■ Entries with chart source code

#####

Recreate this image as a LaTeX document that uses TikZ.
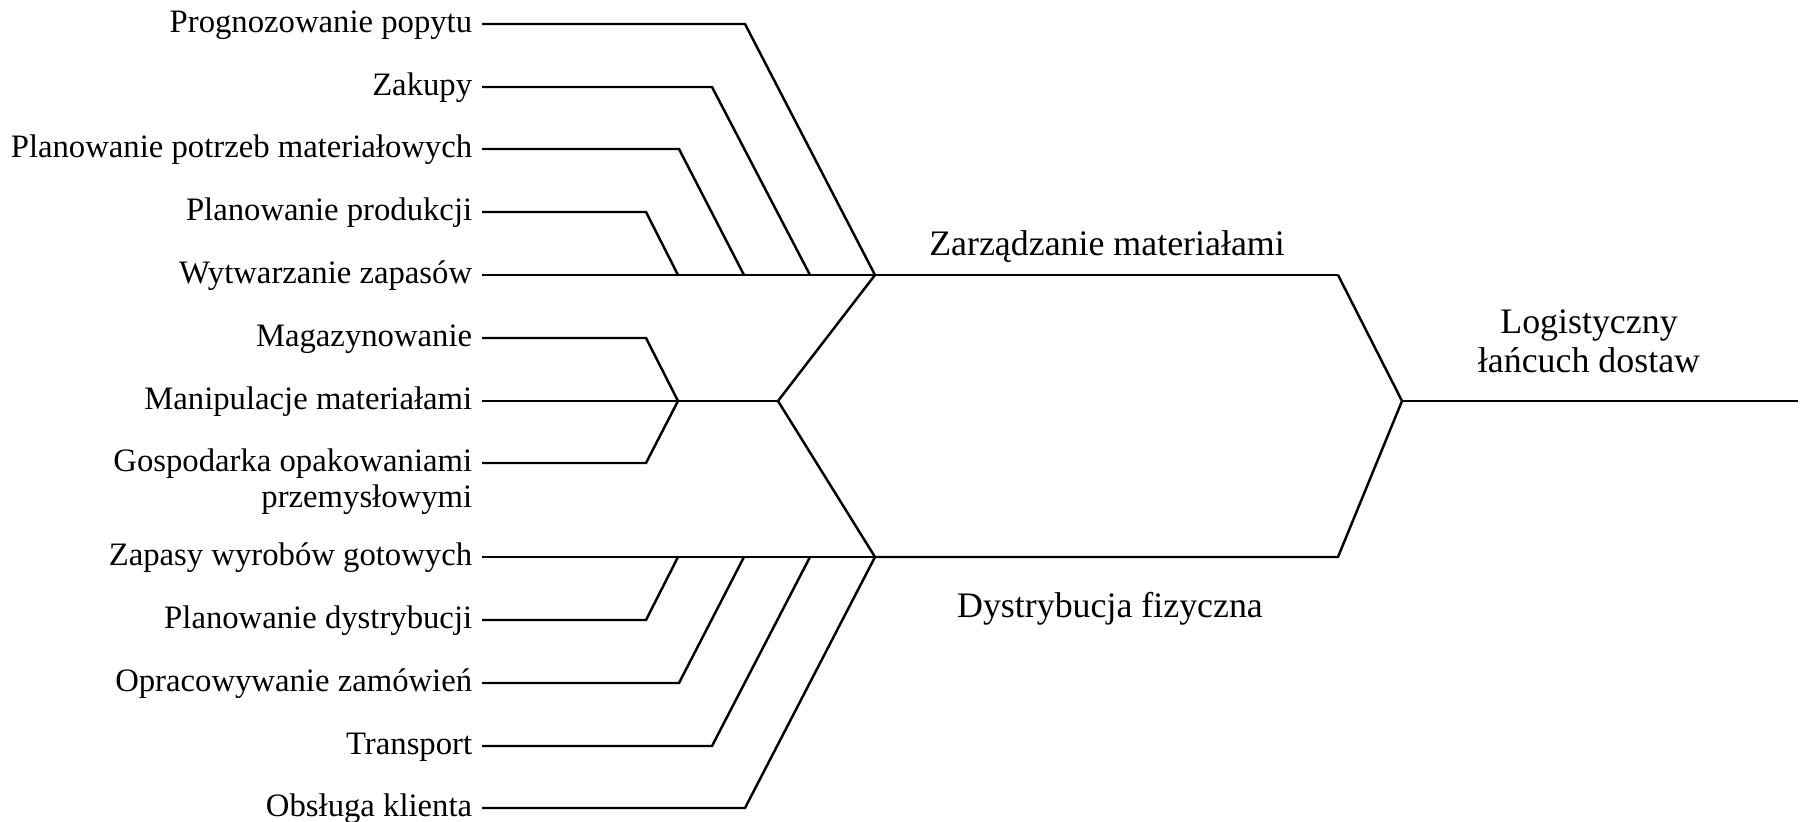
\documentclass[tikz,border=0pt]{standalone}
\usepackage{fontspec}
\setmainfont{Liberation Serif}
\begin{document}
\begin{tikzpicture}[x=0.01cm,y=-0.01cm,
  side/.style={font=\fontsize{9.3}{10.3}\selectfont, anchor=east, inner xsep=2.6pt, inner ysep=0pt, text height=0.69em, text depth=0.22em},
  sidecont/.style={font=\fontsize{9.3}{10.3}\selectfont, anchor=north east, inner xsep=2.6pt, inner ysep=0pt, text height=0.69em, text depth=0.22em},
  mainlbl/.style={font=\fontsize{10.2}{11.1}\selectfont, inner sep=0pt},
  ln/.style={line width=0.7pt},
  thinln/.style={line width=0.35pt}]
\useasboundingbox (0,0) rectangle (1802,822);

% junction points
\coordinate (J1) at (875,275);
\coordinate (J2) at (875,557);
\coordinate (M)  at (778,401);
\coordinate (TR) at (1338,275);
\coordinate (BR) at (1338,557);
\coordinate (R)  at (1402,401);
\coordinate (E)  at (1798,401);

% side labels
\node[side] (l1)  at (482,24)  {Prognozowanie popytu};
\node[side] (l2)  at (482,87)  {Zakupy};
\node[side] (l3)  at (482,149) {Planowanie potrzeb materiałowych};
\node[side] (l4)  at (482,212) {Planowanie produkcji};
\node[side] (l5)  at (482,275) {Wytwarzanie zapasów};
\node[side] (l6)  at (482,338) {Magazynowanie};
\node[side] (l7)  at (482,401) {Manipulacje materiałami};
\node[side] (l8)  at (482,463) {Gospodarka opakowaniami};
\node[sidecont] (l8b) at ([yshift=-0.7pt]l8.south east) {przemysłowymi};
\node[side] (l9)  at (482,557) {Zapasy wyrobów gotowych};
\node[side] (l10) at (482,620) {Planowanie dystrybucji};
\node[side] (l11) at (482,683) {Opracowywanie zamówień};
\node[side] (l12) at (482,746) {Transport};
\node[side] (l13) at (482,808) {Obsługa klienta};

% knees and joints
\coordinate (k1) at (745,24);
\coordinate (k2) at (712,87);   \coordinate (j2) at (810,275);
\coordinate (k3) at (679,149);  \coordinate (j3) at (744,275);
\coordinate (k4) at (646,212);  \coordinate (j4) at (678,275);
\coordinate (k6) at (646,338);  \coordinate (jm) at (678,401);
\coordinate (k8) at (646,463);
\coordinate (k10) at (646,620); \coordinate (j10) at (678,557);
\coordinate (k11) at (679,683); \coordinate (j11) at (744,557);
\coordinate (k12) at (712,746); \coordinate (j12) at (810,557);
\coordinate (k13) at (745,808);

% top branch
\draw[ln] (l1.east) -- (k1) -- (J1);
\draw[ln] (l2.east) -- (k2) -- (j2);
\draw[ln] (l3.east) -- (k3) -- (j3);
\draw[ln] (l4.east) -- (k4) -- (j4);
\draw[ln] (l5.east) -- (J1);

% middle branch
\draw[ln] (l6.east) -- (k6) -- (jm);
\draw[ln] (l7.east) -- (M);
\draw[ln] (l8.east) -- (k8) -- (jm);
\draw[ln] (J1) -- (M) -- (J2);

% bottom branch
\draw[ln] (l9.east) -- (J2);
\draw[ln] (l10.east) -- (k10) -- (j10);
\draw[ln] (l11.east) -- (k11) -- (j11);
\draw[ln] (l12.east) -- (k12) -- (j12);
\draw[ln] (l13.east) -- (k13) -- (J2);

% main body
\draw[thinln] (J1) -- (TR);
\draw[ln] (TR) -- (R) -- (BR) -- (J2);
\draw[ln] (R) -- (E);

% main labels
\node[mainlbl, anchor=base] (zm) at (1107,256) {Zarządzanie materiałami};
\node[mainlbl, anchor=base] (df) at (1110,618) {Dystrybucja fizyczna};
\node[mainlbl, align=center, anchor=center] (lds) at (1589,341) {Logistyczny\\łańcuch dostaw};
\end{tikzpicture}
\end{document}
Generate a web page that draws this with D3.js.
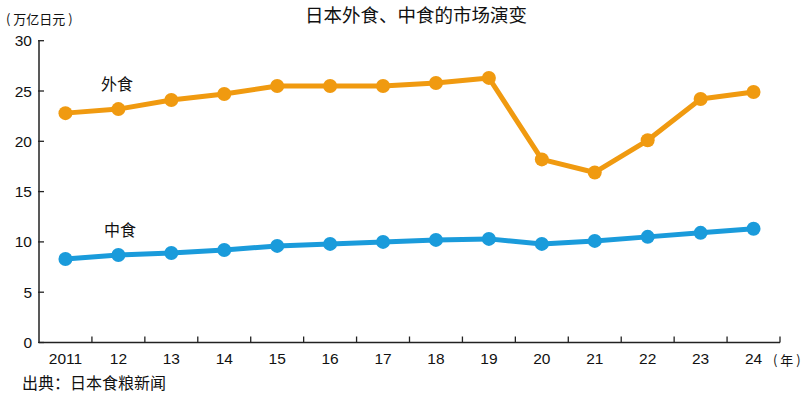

#####

■ Aim of the task
Without any pictures, reproduce the lines from the first one in the material through the line that has "(0,0) rectangle (1802,822);", exactly as they appear.

■ Correct output
Recreate this image as a LaTeX document that uses TikZ.
\documentclass[tikz,border=0pt]{standalone}
\usepackage{fontspec}
\setmainfont{Liberation Serif}
\begin{document}
\begin{tikzpicture}[x=0.01cm,y=-0.01cm,
  side/.style={font=\fontsize{9.3}{10.3}\selectfont, anchor=east, inner xsep=2.6pt, inner ysep=0pt, text height=0.69em, text depth=0.22em},
  sidecont/.style={font=\fontsize{9.3}{10.3}\selectfont, anchor=north east, inner xsep=2.6pt, inner ysep=0pt, text height=0.69em, text depth=0.22em},
  mainlbl/.style={font=\fontsize{10.2}{11.1}\selectfont, inner sep=0pt},
  ln/.style={line width=0.7pt},
  thinln/.style={line width=0.35pt}]
\useasboundingbox (0,0) rectangle (1802,822);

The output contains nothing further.